Number of surviving bacteria (y axis) at various dilutions of serum (x axis). Serotype of pneumococci (Pn) was serotype 14 (top panel) or serotype 6B (bottom panel). For the top panel, the serum sample was absorbed with nothing (solid triangle), 5 μg/ml of serotype 14 PS (solid square), or a mixture of heterologous PS (open square). For the bottom panel, the serum sample was absorbed with nothing (solid triangle), 5 μg/ml of serotype 6B PS (solid square), 5 μg/ml of serotype 6A PS (symbol “X”), or a mixture of heterologous PS (open square). The heterologous PS pool had PS (5 μg/ml each) of all the unrelated serotypes, but PS of cross-reactive serotypes was omitted for serotypes 6A, 6B, 19A, and 19F. The cross-reactive PS was tested separately (also at 5 μg/ml). w/o, without.

FIG. 2.

Comparison of opsonization titers of 30 serum samples determined with MOPA4 (y axis) and with single-serotype OPA (SOPA) (x axis). Each panel contains an identity line (dotted line) and two lines indicating twofold deviation from identity (solid lines). The serotypes and the r² values are indicated in each panel. In the bottom row of the panels, two panels show comparisons for serotype 7F. In run 1, six samples (open circles) showed a more-than-twofold deviation, but their results deviated less than twofold in run 2. In most panels, several samples had opsonization titers below the detection limit, which was 4. These samples were assigned an opsonization titer of 2, and the number of such serum samples is indicated in each panel.
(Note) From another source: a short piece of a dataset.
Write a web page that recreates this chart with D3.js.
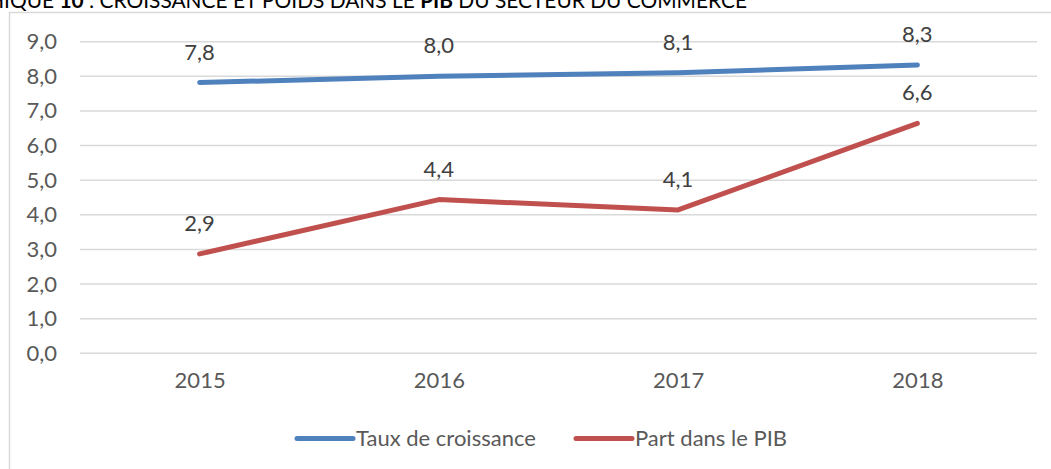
<!DOCTYPE html>
<html>
<head>
<meta charset="utf-8">
<script src="https://cdn.jsdelivr.net/npm/d3@7"></script>
<style>
  html, body { margin: 0; padding: 0; background: #fff; }
  svg { display: block; }
</style>
</head>
<body>
<svg id="chart"></svg>
<script>
const years = ['2015', '2016', '2017', '2018'];
const tauxCroissance = [7.82, 8.0, 8.1, 8.33];
const partPib = [2.87, 4.44, 4.14, 6.64];
const yTicks = [0, 1, 2, 3, 4, 5, 6, 7, 8, 9];
const seriesNames = ['Taux de croissance', 'Part dans le PIB'];

const opts = {
  width: 1051,
  height: 469,
  left: 80,
  right: 1037,
  top: 41.7,
  bottom: 353.3,
  font: 'Lato, "Open Sans", sans-serif',
  fontSize: 22,
  text: '#595959',
  grid: '#d9d9d9',
  colors: ['#4f81bd', '#c0504d'],
};

const svg = d3.select('#chart')
  .attr('width', opts.width)
  .attr('height', opts.height);

// frame of the chart area (right and bottom edges fall outside the picture)
svg.append('rect')
  .attr('x', 9.5)
  .attr('y', 12.5)
  .attr('width', 1100)
  .attr('height', 600)
  .attr('fill', '#fff')
  .attr('stroke', '#d9d9d9')
  .attr('stroke-width', 1.5);

// title, cut by the top and left edges like in the scan
const title = svg.append('text')
  .attr('x', 747)
  .attr('y', 8)
  .attr('text-anchor', 'end')
  .attr('font-family', 'Lato, "Open Sans", sans-serif')
  .attr('font-size', 20.9)
  .attr('fill', '#000');
title.append('tspan').text('GRAPHIQUE ');
title.append('tspan').attr('font-weight', 'bold').text('10');
title.append('tspan').text(' : CROISSANCE ET POIDS DANS LE ');
title.append('tspan').attr('font-weight', 'bold').text('PIB');
title.append('tspan').text(' DU SECTEUR DU COMMERCE');

const x = d3.scalePoint().domain(years).range([opts.left, opts.right]).padding(0.5);
const y = d3.scaleLinear().domain([0, 9]).range([opts.bottom, opts.top]);

const fmt = v => v.toFixed(1).replace('.', ',');

// gridlines
svg.append('g').selectAll('line').data(yTicks).enter()
  .append('line')
  .attr('x1', opts.left)
  .attr('x2', opts.right)
  .attr('y1', d => y(d))
  .attr('y2', d => y(d))
  .attr('stroke', opts.grid)
  .attr('stroke-width', 1.5);

// y axis labels
const yAxis = svg.append('g')
  .attr('transform', `translate(${opts.left - 16},0)`)
  .call(d3.axisLeft(y).tickValues(yTicks).tickFormat(fmt).tickSize(0).tickPadding(7));
yAxis.select('.domain').remove();
yAxis.selectAll('text')
  .attr('font-family', opts.font)
  .attr('font-size', opts.fontSize)
  .attr('fill', opts.text);

// x axis labels
const xAxis = svg.append('g')
  .attr('transform', `translate(0,${opts.bottom})`)
  .call(d3.axisBottom(x).tickSize(0).tickPadding(19));
xAxis.select('.domain').remove();
xAxis.selectAll('text')
  .attr('font-family', opts.font)
  .attr('font-size', opts.fontSize)
  .attr('fill', opts.text);

const series = [tauxCroissance, partPib];
const line = d3.line()
  .x((d, i) => x(years[i]))
  .y(d => y(d));

series.forEach((values, s) => {
  svg.append('path')
    .datum(values)
    .attr('d', line)
    .attr('fill', 'none')
    .attr('stroke', opts.colors[s])
    .attr('stroke-width', 5)
    .attr('stroke-linecap', 'round')
    .attr('stroke-linejoin', 'round');

  svg.append('g').selectAll('text').data(values).enter()
    .append('text')
    .attr('x', (d, i) => x(years[i]))
    .attr('y', d => y(d) - 23)
    .attr('text-anchor', 'middle')
    .attr('font-family', opts.font)
    .attr('font-size', opts.fontSize)
    .attr('fill', '#404040')
    .text(fmt);
});

// legend
const legendItems = [
  { name: seriesNames[0], x1: 297, x2: 353, color: opts.colors[0] },
  { name: seriesNames[1], x1: 576, x2: 632, color: opts.colors[1] },
];
const legendY = 438.5;
const legend = svg.append('g').selectAll('g').data(legendItems).enter().append('g');
legend.append('line')
  .attr('x1', d => d.x1)
  .attr('x2', d => d.x2)
  .attr('y1', legendY)
  .attr('y2', legendY)
  .attr('stroke', d => d.color)
  .attr('stroke-width', 5)
  .attr('stroke-linecap', 'round');
legend.append('text')
  .attr('x', d => d.x2 + 3)
  .attr('y', legendY)
  .attr('dy', '0.35em')
  .attr('font-family', opts.font)
  .attr('font-size', opts.fontSize)
  .attr('fill', opts.text)
  .text(d => d.name);
</script>
</body>
</html>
Pn, pneumococcal serotype.

FIG. 3.

Opsonization titers of one serum sample for 13 serotypes with the E:T ratio of 400:1 (hatched bars), 200:1 (open bars), 100:1 (gray bars), or 50:1 (black bars). Because serotype 3 is an odd member, it was tested in the single-serotype OPA format. All other serotypes were tested in MOPA4 format. Since opsonization titers for serotypes 6A, 9V, and 23F displayed a marked trend of decreasing opsonization titers with decreasing E:T ratios, the experiment was repeated for these three serotypes. This trend was not reproducible (data not shown).